Relicario de la tortura

Relicario de la tortura
Por:
  • Valeria-Martija

Se llamaba Otto Warmbier y murió hace tres días. El régimen de Kim Jong-un lo había condenado a 15 años de trabajos forzados. Sí, por más difícil que resulte de creer, en Corea de Norte, existen muchos campos de trabajos forzados reconocidos por las leyes internas, administrados con presupuesto público, pero ocultos a la mirada crítica de la comunidad internacional.

Otto Warmbier era estudiante en la Universidad de Virginia; un chaval, como cualquiera que conocemos, que tuvo el infortunio de caer en manos del régimen totalitario de Corea del Norte que hace tiempo ha renunciado a cualquier compromiso que tenga eco de derechos humanos.

El relato de los horrores de los “campos de reeducación” los conocemos por los supervivientes —muy pocos— y los presos que han logrado escapar, apenas algunos. Cifras extraoficiales reportan que hay 200 mil presos cuyo día a día transcurre entre harapos y mendrugos, violaciones masivas, torturas; la jornada de trabajo exige hasta catorce horas por día en minas o en campos de cultivo. Human Right Watch ha reportado, además, que el Presidente vende a los presos como esclavos a China y a Rusia.

Otto Warmbier, permítanme insistir en su nombre, regresó a casa para descansar al lado de sus padres; lastimado, herido, en coma, moribundo.

Más que un acto humanitario se trató de un mensaje, de una evidencia de la indecencia del régimen. Su cuerpo se convirtió en un relicario que guarda los trazos de la tortura: signos de envenenamiento, daño neuronal, desnutrición, por decir lo menos.
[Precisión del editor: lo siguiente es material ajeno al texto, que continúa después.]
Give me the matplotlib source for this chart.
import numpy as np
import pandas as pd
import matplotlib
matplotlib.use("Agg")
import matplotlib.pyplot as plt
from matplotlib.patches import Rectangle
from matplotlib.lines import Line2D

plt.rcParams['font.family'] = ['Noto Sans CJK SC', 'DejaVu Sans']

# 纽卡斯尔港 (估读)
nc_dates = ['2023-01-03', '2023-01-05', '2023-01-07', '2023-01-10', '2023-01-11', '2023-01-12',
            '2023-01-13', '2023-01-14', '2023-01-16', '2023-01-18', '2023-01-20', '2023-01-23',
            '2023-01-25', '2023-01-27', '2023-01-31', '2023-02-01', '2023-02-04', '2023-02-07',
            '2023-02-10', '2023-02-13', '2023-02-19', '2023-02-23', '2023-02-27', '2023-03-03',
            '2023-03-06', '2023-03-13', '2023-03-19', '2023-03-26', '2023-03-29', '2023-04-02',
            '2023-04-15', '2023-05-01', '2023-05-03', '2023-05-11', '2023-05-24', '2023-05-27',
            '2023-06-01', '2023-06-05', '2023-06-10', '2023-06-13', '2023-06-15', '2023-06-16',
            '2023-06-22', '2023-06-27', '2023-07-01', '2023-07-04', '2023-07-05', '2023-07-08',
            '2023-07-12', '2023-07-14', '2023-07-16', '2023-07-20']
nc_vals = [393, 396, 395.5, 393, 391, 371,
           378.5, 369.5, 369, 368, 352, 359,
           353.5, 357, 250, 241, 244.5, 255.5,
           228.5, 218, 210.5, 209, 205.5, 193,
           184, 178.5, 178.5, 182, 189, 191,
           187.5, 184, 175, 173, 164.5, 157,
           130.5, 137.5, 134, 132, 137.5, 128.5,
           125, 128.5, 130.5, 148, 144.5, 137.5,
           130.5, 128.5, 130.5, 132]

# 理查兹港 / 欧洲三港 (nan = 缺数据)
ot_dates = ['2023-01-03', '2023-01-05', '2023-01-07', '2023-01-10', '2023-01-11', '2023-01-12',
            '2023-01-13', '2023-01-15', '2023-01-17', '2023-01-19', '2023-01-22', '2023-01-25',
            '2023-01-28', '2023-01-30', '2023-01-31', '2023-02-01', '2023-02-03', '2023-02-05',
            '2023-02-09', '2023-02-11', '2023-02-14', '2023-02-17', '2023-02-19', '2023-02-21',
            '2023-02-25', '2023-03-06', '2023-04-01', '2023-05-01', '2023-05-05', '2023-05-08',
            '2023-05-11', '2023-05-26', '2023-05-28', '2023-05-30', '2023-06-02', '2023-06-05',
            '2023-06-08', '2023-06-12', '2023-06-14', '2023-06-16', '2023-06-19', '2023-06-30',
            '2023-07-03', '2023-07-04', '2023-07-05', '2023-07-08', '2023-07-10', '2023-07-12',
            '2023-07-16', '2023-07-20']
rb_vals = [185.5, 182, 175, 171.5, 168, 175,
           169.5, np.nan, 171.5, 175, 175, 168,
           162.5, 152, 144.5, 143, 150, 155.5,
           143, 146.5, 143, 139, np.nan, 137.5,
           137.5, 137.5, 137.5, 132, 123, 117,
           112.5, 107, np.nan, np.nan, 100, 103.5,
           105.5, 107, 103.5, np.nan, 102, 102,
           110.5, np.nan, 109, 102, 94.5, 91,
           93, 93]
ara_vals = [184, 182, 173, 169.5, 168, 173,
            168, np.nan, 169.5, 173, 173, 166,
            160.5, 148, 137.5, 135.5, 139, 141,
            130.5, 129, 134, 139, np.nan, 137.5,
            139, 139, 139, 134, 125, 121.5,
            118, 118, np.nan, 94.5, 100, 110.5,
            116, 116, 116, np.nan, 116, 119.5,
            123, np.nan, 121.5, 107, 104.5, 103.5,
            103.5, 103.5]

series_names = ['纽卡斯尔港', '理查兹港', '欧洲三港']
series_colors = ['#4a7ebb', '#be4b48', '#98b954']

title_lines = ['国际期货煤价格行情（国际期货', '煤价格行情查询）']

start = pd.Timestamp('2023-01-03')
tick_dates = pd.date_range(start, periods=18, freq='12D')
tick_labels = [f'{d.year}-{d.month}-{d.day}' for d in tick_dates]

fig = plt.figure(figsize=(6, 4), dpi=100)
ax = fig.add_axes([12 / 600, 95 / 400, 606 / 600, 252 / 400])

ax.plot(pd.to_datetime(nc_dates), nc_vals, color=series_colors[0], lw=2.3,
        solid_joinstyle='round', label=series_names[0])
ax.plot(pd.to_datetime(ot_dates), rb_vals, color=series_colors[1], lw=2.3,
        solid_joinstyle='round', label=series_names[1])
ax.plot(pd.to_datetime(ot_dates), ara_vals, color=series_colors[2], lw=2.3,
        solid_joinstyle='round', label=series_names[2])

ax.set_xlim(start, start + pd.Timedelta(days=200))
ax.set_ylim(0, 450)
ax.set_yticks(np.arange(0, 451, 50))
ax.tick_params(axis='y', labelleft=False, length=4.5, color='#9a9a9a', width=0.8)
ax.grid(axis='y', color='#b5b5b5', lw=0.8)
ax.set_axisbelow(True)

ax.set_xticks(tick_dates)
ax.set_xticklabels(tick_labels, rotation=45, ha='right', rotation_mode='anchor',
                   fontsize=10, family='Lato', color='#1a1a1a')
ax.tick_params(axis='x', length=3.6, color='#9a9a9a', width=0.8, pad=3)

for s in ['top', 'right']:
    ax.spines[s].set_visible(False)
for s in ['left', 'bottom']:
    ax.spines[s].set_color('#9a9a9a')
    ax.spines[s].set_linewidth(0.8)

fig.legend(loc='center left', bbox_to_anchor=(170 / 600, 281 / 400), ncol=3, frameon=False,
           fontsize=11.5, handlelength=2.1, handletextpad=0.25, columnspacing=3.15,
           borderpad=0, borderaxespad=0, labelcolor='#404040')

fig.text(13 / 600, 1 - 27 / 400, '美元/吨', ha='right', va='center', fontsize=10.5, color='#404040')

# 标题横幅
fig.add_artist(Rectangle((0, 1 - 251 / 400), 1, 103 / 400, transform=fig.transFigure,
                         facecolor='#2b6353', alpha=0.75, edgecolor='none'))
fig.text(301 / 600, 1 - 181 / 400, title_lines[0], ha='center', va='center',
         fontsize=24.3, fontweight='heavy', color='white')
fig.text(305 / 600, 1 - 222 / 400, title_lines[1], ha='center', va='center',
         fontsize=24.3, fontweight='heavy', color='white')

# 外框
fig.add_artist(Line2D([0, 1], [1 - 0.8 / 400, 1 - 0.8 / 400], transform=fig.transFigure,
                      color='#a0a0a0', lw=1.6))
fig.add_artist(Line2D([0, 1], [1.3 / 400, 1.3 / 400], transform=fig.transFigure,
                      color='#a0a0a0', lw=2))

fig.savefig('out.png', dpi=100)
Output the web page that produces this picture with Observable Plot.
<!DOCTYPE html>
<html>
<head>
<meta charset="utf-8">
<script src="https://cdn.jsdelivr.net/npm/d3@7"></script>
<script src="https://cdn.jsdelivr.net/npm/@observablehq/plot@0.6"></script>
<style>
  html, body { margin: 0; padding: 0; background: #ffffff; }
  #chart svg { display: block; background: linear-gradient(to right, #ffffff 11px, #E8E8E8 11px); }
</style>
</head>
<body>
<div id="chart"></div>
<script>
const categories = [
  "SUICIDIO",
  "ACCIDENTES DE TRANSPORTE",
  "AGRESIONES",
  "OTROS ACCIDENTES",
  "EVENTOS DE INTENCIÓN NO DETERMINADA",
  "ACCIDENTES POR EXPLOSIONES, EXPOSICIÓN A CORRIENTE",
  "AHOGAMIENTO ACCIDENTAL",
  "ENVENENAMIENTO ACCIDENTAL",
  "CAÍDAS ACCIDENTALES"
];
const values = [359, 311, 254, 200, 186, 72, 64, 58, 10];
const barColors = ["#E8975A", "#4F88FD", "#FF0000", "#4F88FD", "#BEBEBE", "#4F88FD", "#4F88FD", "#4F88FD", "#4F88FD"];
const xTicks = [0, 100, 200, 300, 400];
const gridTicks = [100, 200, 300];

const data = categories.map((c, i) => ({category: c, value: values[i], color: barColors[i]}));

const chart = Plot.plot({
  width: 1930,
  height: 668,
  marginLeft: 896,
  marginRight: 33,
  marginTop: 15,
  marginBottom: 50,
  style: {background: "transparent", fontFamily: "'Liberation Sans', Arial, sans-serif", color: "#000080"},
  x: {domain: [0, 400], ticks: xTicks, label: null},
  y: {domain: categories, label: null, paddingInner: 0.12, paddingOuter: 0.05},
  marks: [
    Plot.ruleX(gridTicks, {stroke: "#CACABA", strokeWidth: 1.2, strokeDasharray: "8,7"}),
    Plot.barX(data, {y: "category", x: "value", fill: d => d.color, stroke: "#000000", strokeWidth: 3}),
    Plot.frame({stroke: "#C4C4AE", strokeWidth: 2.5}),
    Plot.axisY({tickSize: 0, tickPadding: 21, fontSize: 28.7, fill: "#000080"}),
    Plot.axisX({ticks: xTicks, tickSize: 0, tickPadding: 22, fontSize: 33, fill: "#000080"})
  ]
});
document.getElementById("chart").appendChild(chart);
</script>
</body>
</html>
La famosa frase de Edmund Burke, escritor y político irlandés, que señala que  para que el mal triunfe, sólo se necesita que los hombres buenos no hagan nada, adquiere sonoridad después de conocer la desgracia de Warmbier.

Guardar silencio frente a este descarado asesinato es normalizar la inmundicia; es decir —sin expresar una palabra— que está bien que se cometan actos tenebrosos en contra de estudiantes. Y no, no es aceptable.

Cuando pienso en el trabajo que hacemos los periodistas, los defensores de derechos humanos o los académicos por señalar los errores, los abusos y las fallas de los gobiernos, veo que estamos defendiendo a la frágil democracia en la que ocurren nuestros días. Y no, nuestro sistema no es perfecto ni idílico. Todavía falta mucho por construir, pero es —no me queda duda— un camino que debemos andar.

La desgracia de la democracia y los derechos humanos es que los avances se cuentan por metros y los retrocesos en kilómetros. Cada fraude electoral, cada desaparición forzada, cada fosa, cada hijo que no regresa a casa, cada manifestación reprimida, nos acerca peligrosamente a las profundidades innavegables de los regímenes totalitarios. Un ambiente en el que nada queda de la libertad.

* Profesora Investigadora de la Universidad Anáhuac.